Those in product marketing roles are used to being the product experts and the ones who people turn to when they need creation of sales support materials, thought leadership pieces, and other content needs. The demands on product marketers are great, as the content needs of enterprises only grow to encompass not only the traditional whitepapers and product spec sheets but videos, eBooks, infographics, and more.
If you are a product marketer, your challenge is getting everything done while at the same time keeping the big picture in mind. That is, the story you are telling. Product marketers work on product messaging and positioning, which requires a great deal of story telling. What is the product, what problem does it solve, and the typical checklist-style questions you see everywhere are just scratching the surface. A good product marketer gets deep into the customer’s mind, understands the marketplace, and can tell a compelling story not about the product, but about the customer need.

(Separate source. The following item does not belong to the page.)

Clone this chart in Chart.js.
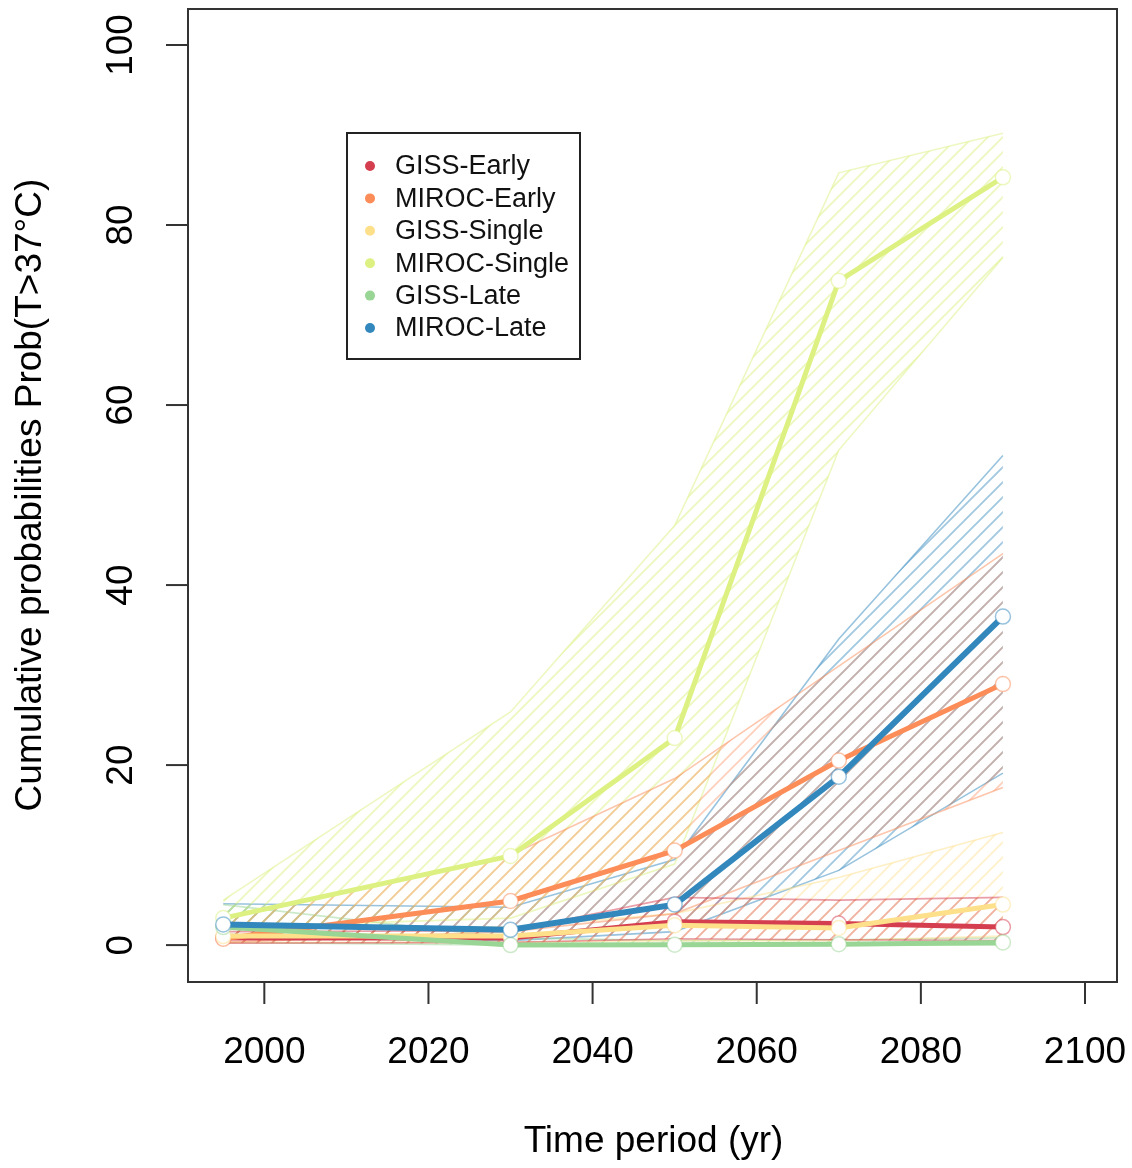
<!DOCTYPE html>
<html>
<head>
<meta charset="utf-8">
<script src="https://cdn.jsdelivr.net/npm/chart.js@4/dist/chart.umd.min.js"></script>
<style>
  html, body { margin: 0; padding: 0; background: #fff; }
  canvas { display: block; }
</style>
</head>
<body>
<canvas id="probChart" width="1132" height="1168"></canvas>
<script>
// time periods (x) and axis ticks
const years = [1995, 2030, 2050, 2070, 2090];
const xTicks = [2000, 2020, 2040, 2060, 2080, 2100];
const yTicks = [0, 20, 40, 60, 80, 100];

const seriesNames = ["GISS-Early", "MIROC-Early", "GISS-Single", "MIROC-Single", "GISS-Late", "MIROC-Late"];

// central estimate, upper and lower bound for each run
const gissEarlyMid = [0.8, 0.8, 2.6, 2.4, 2.0];
const gissEarlyHi  = [1.5, 1.6, 5.3, 5.0, 5.3];
const gissEarlyLo  = [0.2, 0.3, 0.7, 0.6, 0.5];

const mirocEarlyMid = [0.7, 4.9, 10.5, 20.5, 29.0];
const mirocEarlyHi  = [3.0, 10.0, 18.5, 31.0, 43.5];
const mirocEarlyLo  = [0.3, 1.5, 3.5, 10.5, 17.5];

const gissSingleMid = [1.0, 1.0, 2.2, 1.9, 4.5];
const gissSingleHi  = [2.0, 2.0, 3.5, 7.5, 12.5];
const gissSingleLo  = [0.3, 0.3, 0.5, 0.5, 1.0];

const mirocSingleMid = [3.0, 9.9, 23.0, 73.8, 85.3];
const mirocSingleHi  = [5.0, 25.9, 46.6, 85.8, 90.2];
const mirocSingleLo  = [2.0, 3.0, 9.0, 55.0, 76.4];

const gissLateMid = [2.0, 0.0, 0.05, 0.1, 0.3];
const gissLateHi  = [4.5, 0.8, 0.5, 0.6, 0.8];
const gissLateLo  = [0.3, 0.0, 0.0, 0.0, 0.0];

const mirocLateMid = [2.3, 1.7, 4.5, 18.7, 36.5];
const mirocLateHi  = [4.6, 4.2, 9.5, 34.0, 54.4];
const mirocLateLo  = [1.2, 0.5, 1.5, 8.3, 19.1];

const mids = [gissEarlyMid, mirocEarlyMid, gissSingleMid, mirocSingleMid, gissLateMid, mirocLateMid];
const highs = [gissEarlyHi, mirocEarlyHi, gissSingleHi, mirocSingleHi, gissLateHi, mirocLateHi];
const lows = [gissEarlyLo, mirocEarlyLo, gissSingleLo, mirocSingleLo, gissLateLo, mirocLateLo];

const rgb = ["213,62,79", "252,141,89", "254,224,139", "220,241,130", "153,213,148", "50,136,189"];
const hatchAlpha = [0.35, 0.4, 0.45, 0.5, 0.45, 0.45];
const lineWidths = [5, 5, 5, 5, 5, 6];

const FONT = '"Liberation Sans", Arial, sans-serif';

function hatch(color) {
    const s = 15;
    const c = document.createElement('canvas');
    c.width = s; c.height = s;
    const g = c.getContext('2d');
    g.strokeStyle = color;
    g.lineWidth = 1.9;
    g.beginPath();
    g.moveTo(0, s); g.lineTo(s, 0);
    g.moveTo(-s / 2, s / 2); g.lineTo(s / 2, -s / 2);
    g.moveTo(s / 2, s * 1.5); g.lineTo(s * 1.5, s / 2);
    g.stroke();
    return g.createPattern(c, 'repeat');
}

function pts(arr) {
    return years.map((yr, i) => ({ x: yr, y: arr[i] }));
}

let datasets = [];
for (let i = 0; i < seriesNames.length; i++) {
    const pat = hatch(`rgba(${rgb[i]},${hatchAlpha[i]})`);
    datasets.push({
        label: seriesNames[i] + " upper",
        data: pts(highs[i]),
        borderColor: `rgba(${rgb[i]},0.5)`,
        borderWidth: 1.6,
        pointRadius: 0,
        fill: { target: '+1', above: pat, below: pat },
        order: 100 + i
    });
    datasets.push({
        label: seriesNames[i] + " lower",
        data: pts(lows[i]),
        borderColor: `rgba(${rgb[i]},0.5)`,
        borderWidth: 1.6,
        pointRadius: 0,
        fill: false,
        order: 100 + i
    });
}
for (let i = 0; i < seriesNames.length; i++) {
    datasets.push({
        label: seriesNames[i],
        data: pts(mids[i]),
        borderColor: `rgb(${rgb[i]})`,
        borderWidth: lineWidths[i],
        pointRadius: 7.5,
        pointBorderWidth: 1.5,
        pointBackgroundColor: '#ffffff',
        pointBorderColor: `rgba(${rgb[i]},0.5)`,
        fill: false,
        order: 20 - i
    });
}

const frame = {
    id: 'frame',
    afterDraw(chart) {
        const ctx = chart.ctx;
        const a = chart.chartArea;
        const xs = chart.scales.x, ys = chart.scales.y;
        ctx.save();
        ctx.strokeStyle = '#333';
        ctx.lineWidth = 2;
        ctx.strokeRect(a.left, a.top, a.right - a.left, a.bottom - a.top);

        ctx.fillStyle = '#000';
        ctx.font = '37px ' + FONT;
        ctx.textAlign = 'center';
        ctx.textBaseline = 'middle';
        xTicks.forEach(v => {
            const px = xs.getPixelForValue(v);
            ctx.beginPath();
            ctx.moveTo(px, a.bottom);
            ctx.lineTo(px, a.bottom + 22);
            ctx.stroke();
            ctx.fillText(String(v), px, 1053);
        });
        yTicks.forEach(v => {
            const py = ys.getPixelForValue(v);
            ctx.beginPath();
            ctx.moveTo(a.left, py);
            ctx.lineTo(a.left - 22, py);
            ctx.stroke();
            ctx.save();
            ctx.translate(122, py);
            ctx.rotate(-Math.PI / 2);
            ctx.fillText(String(v), 0, 0);
            ctx.restore();
        });

        ctx.font = '37px ' + FONT;
        ctx.fillText('Time period (yr)', (a.left + a.right) / 2 + 1, 1142);
        ctx.save();
        ctx.translate(31, 495);
        ctx.rotate(-Math.PI / 2);
        ctx.fillText('Cumulative probabilities Prob(T>37\u00B0C)', 0, 0);
        ctx.restore();

        // legend box
        ctx.fillStyle = '#fff';
        ctx.fillRect(347, 133, 233, 226);
        ctx.strokeStyle = '#222';
        ctx.lineWidth = 2;
        ctx.strokeRect(347, 133, 233, 226);
        ctx.font = '27px ' + FONT;
        ctx.textAlign = 'left';
        seriesNames.forEach((name, i) => {
            const y = 166 + i * 32.4;
            ctx.fillStyle = `rgb(${rgb[i]})`;
            ctx.beginPath();
            ctx.arc(370, y, 5, 0, Math.PI * 2);
            ctx.fill();
            ctx.fillStyle = '#111';
            ctx.fillText(name, 395, y + 1);
        });
        ctx.restore();
    }
};

new Chart(document.getElementById('probChart'), {
    type: 'line',
    data: { datasets: datasets },
    options: {
        responsive: false,
        animation: false,
        devicePixelRatio: 1,
        layout: { padding: { left: 188, top: 8, right: 15, bottom: 186 } },
        plugins: {
            legend: { display: false },
            tooltip: { enabled: false },
            filler: { propagate: false }
        },
        scales: {
            x: { type: 'linear', min: 1990.7, max: 2103.9, display: false },
            y: { min: -4.1, max: 104, display: false }
        }
    },
    plugins: [frame]
});
</script>
</body>
</html>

That’s the key difference. When I look at work from different companies and different product marketing teams, I see which ones are simply following the “corporate policy” or “product marketing as we have always done it” and those who try to take a step back to ask the question of “why is this relevant?”.
It is more than saying “we are the leaders in [fill in the blank]”. It is about communicating to the customer that you not only understand their pain, their needs, but that you also care about solving them. In sum, it requires people that are willing to ask the right questions and to challenge everthing without the fear of doing something different.
So, if you are a product marketer, keep in mind that above all, you are the company’s Chief Story Teller.